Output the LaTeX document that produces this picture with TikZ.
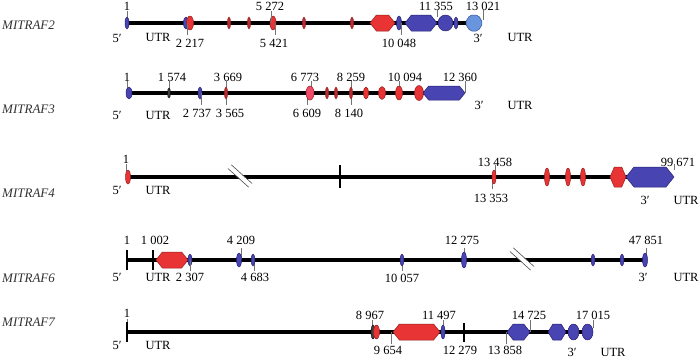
\documentclass[tikz,border=0pt]{standalone}
\usepackage{fontspec}
\setmainfont{Liberation Serif}
\definecolor{exred}{RGB}{232,52,52}
\definecolor{exredd}{RGB}{150,30,30}
\definecolor{exmark}{RGB}{185,45,50}
\definecolor{expink}{RGB}{240,75,105}
\definecolor{exblue}{RGB}{72,68,178}
\definecolor{exblued}{RGB}{38,34,115}
\definecolor{exlblue}{RGB}{105,148,222}
\definecolor{exlblued}{RGB}{50,80,150}
\tikzset{
  gline/.style={line width=3.2pt, black},
  tk/.style={draw=black!55, line width=0.8pt},
  btick/.style={draw=black, line width=1.4pt},
  num/.style={font=\fontsize{12.5}{13}\selectfont, inner sep=0pt},
  gname/.style={font=\itshape\fontsize{13}{14}\selectfont, text=black!80, inner sep=0pt, anchor=west},
  redf/.style={fill=exred, draw=exredd, line width=0.5pt, line join=round},
  pinkf/.style={fill=expink, draw=exredd, line width=0.5pt},
  markf/.style={fill=exmark, draw=exredd, line width=0.4pt},
  bluef/.style={fill=exblue, draw=exblued, line width=0.5pt, line join=round},
  lbluef/.style={fill=exlblue, draw=exlblued, line width=0.5pt, line join=round, rounded corners=2pt},
  darkf/.style={fill=black!75, draw=black, line width=0.4pt},
}
\newcommand\hexg[5]{\pgfmathsetmacro\hd{min(0.4*#5,0.27*(#3-#2))}\pgfmathsetmacro\hh{#5/2}%
  \filldraw[#1] (#2,#4) -- (#2+\hd,#4-\hh) -- (#3-\hd,#4-\hh) -- (#3,#4) -- (#3-\hd,#4+\hh) -- (#2+\hd,#4+\hh) -- cycle;}
\newcommand\mk[5]{\filldraw[#1] (#2,#3) ellipse ({#4pt} and {#5pt});}
\newcommand\brk[2]{%
  \fill[white, rotate around={-42:(#1,#2)}] ($(#1,#2)+(-13,-2.2)$) rectangle ($(#1,#2)+(13,2.2)$);
  \draw[black!70, line width=0.6pt, rotate around={-42:(#1,#2)}] ($(#1,#2)+(-14,-2.5)$) -- ($(#1,#2)+(14,-2.5)$);
  \draw[black!70, line width=0.6pt, rotate around={-42:(#1,#2)}] ($(#1,#2)+(-14,2.5)$) -- ($(#1,#2)+(14,2.5)$);}
\usetikzlibrary{calc}
\begin{document}
\begin{tikzpicture}[x=1pt,y=-1pt]
\useasboundingbox (0,0) rectangle (700,359);
\fill[white] (0,0) rectangle (700,359);

% ---------------- MITRAF2 ----------------
\node[gname] (g2) at (2,25) {MITRAF2};
\draw[gline] (127,23) -- (480,23);
\draw[tk] (127,11) -- (127,23);
\mk{bluef}{127}{23}{2}{6}
\mk{bluef}{186}{23}{2.5}{6}
\mk{redf}{190}{23}{3.5}{7}
\draw[tk] (187,23) -- (187,35);
\foreach \x in {229,249,304,352} {\mk{markf}{\x}{23}{1.6}{6}}
\mk{redf}{273}{23}{3}{7}
\draw[tk] (271,11) -- (271,23);
\draw[tk] (275,23) -- (275,35);
\hexg{redf}{370}{395}{23}{16}
\mk{bluef}{399}{23}{2.5}{7}
\draw[tk] (401,23) -- (401,35);
\hexg{bluef}{405}{437}{23}{16}
\mk{bluef}{445.5}{23}{7.5}{8}
\mk{bluef}{456}{23}{2}{6}
\hexg{lbluef}{465}{483}{23}{16}
\draw[tk] (437,10) -- (437,17);
\draw[tk] (483,10) -- (483,20);
\node[num] (n2a) at (127,6) {1};
\node[num] (n2b) at (270,6) {5 272};
\node[num] (n2c) at (436,6) {11 355};
\node[num] (n2d) at (483,6) {13 021};
\node[num] (n2e) at (117,38) {5′};
\node[num] (n2f) at (158,37) {UTR};
\node[num] (n2g) at (190,43) {2 217};
\node[num] (n2h) at (274,43) {5 421};
\node[num] (n2i) at (399,43) {10 048};
\node[num] (n2j) at (478,38) {3′};
\node[num] (n2k) at (520,37) {UTR};

% ---------------- MITRAF3 ----------------
\node[gname] (g3) at (2,109) {MITRAF3};
\draw[gline] (129,93) -- (462,93);
\draw[tk] (127,81) -- (127,93);
\mk{bluef}{129}{93}{3}{6}
\draw[tk] (169,81) -- (169,93);
\mk{darkf}{169}{93}{1.5}{5}
\mk{bluef}{200}{93}{2}{6}
\draw[tk] (201,93) -- (201,105);
\draw[tk] (226,81) -- (226,105);
\mk{markf}{226}{93}{1.6}{6}
\draw[tk] (311,81) -- (311,93);
\draw[tk] (307,93) -- (307,105);
\mk{pinkf}{310}{93}{4}{7}
\mk{markf}{327}{93}{1.6}{6}
\mk{markf}{336}{93}{1.6}{6}
\draw[tk] (351,81) -- (351,105);
\mk{markf}{351}{93}{1.6}{6}
\mk{redf}{366}{93}{2.5}{6}
\mk{redf}{382}{93}{3.5}{6.5}
\draw[tk] (399,81) -- (399,93);
\mk{redf}{399}{93}{3.5}{7}
\mk{redf}{419}{93}{4.5}{7.5}
\hexg{bluef}{423}{465}{93}{14}
\draw[tk] (465,81) -- (465,93);
\node[num] (n3a) at (127,77) {1};
\node[num] (n3b) at (172,77) {1 574};
\node[num] (n3c) at (228,77) {3 669};
\node[num] (n3d) at (305,77) {6 773};
\node[num] (n3e) at (351,77) {8 259};
\node[num] (n3f) at (405,77) {10 094};
\node[num] (n3g) at (460,77) {12 360};
\node[num] (n3h) at (117,115) {5′};
\node[num] (n3i) at (158,115) {UTR};
\node[num] (n3j) at (197,113) {2 737};
\node[num] (n3k) at (230,113) {3 565};
\node[num] (n3l) at (307,113) {6 609};
\node[num] (n3m) at (349,113) {8 140};
\node[num] (n3n) at (479,105) {3′};
\node[num] (n3o) at (520,105) {UTR};

% ---------------- MITRAF4 ----------------
\node[gname] (g4) at (2,193) {MITRAF4};
\draw[gline] (129,177) -- (670,177);
\draw[tk] (126,164) -- (126,171);
\mk{redf}{128}{177}{2.5}{7}
\brk{240}{176}
\draw[btick] (340,165) -- (340,188);
\draw[tk] (495,165) -- (495,177);
\draw[tk] (492,177) -- (492,189);
\mk{redf}{494}{177}{2}{7}
\foreach \x in {547,568,583} {\mk{redf}{\x}{177}{2.5}{9}}
\hexg{redf}{610}{626}{177}{20}
\hexg{bluef}{626}{674}{177}{20}
\draw[tk] (674,164) -- (674,170);
\node[num] (n4a) at (126,159) {1};
\node[num] (n4b) at (495,162) {13 458};
\node[num] (n4c) at (678,162) {99 671};
\node[num] (n4d) at (117,190) {5′};
\node[num] (n4e) at (158,190) {UTR};
\node[num] (n4f) at (491,198) {13 353};
\node[num] (n4g) at (645,200) {3′};
\node[num] (n4h) at (686,200) {UTR};

% ---------------- MITRAF6 ----------------
\node[gname] (g6) at (2,278) {MITRAF6};
\draw[gline] (127,260) -- (644,260);
\draw[btick] (127,250) -- (127,270);
\draw[btick] (153,250) -- (153,270);
\hexg{redf}{156}{188}{260}{16}
\mk{bluef}{190}{260}{2}{6}
\draw[tk] (190,260) -- (190,271);
\draw[tk] (241,248) -- (241,260);
\mk{bluef}{239}{260}{2.5}{7}
\draw[tk] (254,260) -- (254,271);
\mk{bluef}{253}{260}{1.8}{6}
\draw[tk] (402,260) -- (402,271);
\mk{bluef}{402}{260}{1.8}{6}
\draw[tk] (464,248) -- (464,260);
\mk{bluef}{464}{260}{2.5}{8}
\brk{522}{259}
\mk{bluef}{593}{260}{1.8}{6}
\mk{bluef}{622}{260}{1.8}{6}
\draw[tk] (646,248) -- (646,260);
\mk{bluef}{645}{260}{2.5}{7}
\node[num] (n6a) at (127,240) {1};
\node[num] (n6b) at (155,240) {1 002};
\node[num] (n6c) at (241,240) {4 209};
\node[num] (n6d) at (462,240) {12 275};
\node[num] (n6e) at (646,240) {47 851};
\node[num] (n6f) at (117,277) {5′};
\node[num] (n6g) at (158,277) {UTR};
\node[num] (n6h) at (190,277) {2 307};
\node[num] (n6i) at (255,277) {4 683};
\node[num] (n6j) at (402,278) {10 057};
\node[num] (n6k) at (643,277) {3′};
\node[num] (n6l) at (686,277) {UTR};

% ---------------- MITRAF7 ----------------
\node[gname] (g7) at (2,322) {MITRAF7};
\draw[gline] (127,332) -- (591,332);
\draw[tk] (127,319) -- (127,324);
\draw[btick] (127,322) -- (127,342);
\draw[tk] (372,320) -- (372,332);
\mk{darkf}{373}{332}{2}{7}
\mk{redf}{376.5}{332}{3}{7}
\draw[tk] (391,332) -- (391,344);
\hexg{redf}{393}{440}{332}{16}
\draw[tk] (443,320) -- (443,332);
\mk{bluef}{443}{332}{2}{7}
\draw[btick] (464,323) -- (464,342);
\draw[tk] (506,332) -- (506,344);
\hexg{bluef}{507}{530}{332}{16}
\draw[tk] (530,320) -- (530,332);
\hexg{bluef}{548}{566}{332}{16}
\mk{bluef}{573.5}{332}{5.5}{8}
\mk{bluef}{587.5}{332}{5.5}{8}
\draw[tk] (593,320) -- (593,328);
\node[num] (n7a) at (127,313) {1};
\node[num] (n7b) at (370,315) {8 967};
\node[num] (n7c) at (439,315) {11 497};
\node[num] (n7d) at (529,315) {14 725};
\node[num] (n7e) at (593,315) {17 015};
\node[num] (n7f) at (117,345) {5′};
\node[num] (n7g) at (158,345) {UTR};
\node[num] (n7h) at (388,350) {9 654};
\node[num] (n7i) at (460,350) {12 279};
\node[num] (n7j) at (505,350) {13 858};
\node[num] (n7k) at (572,352) {3′};
\node[num] (n7l) at (613,352) {UTR};
\end{tikzpicture}
\end{document}
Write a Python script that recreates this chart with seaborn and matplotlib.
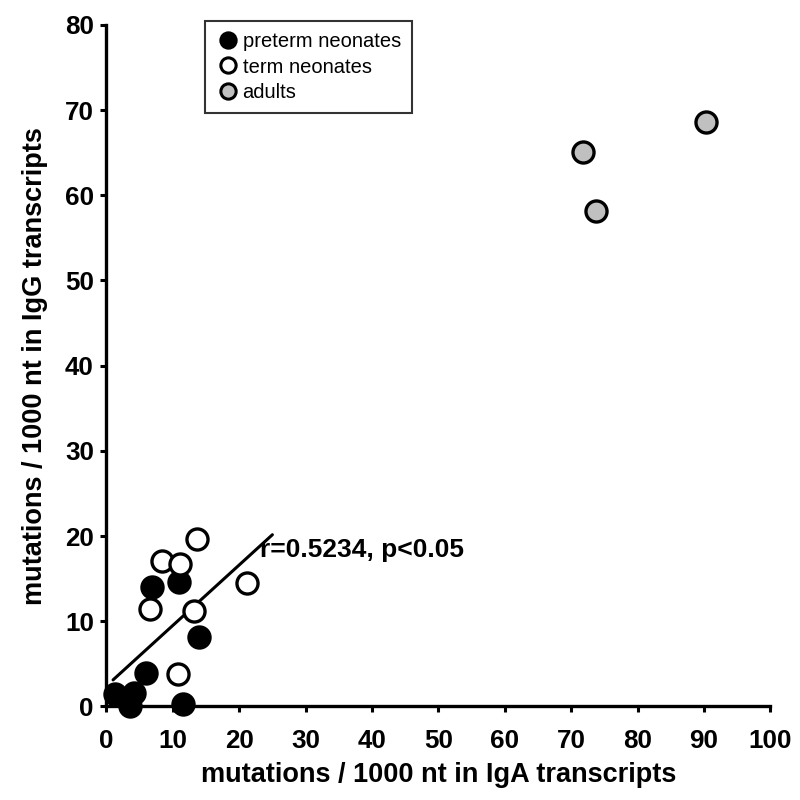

● **PROBLEM REQUIREMENTS**: Search the data above for lines holding "this" and copy each of them.

● **EXERCISE RESULT**:
Output the LaTeX document that produces this picture with TikZ.
Write a Python script that recreates this chart with seaborn and matplotlib.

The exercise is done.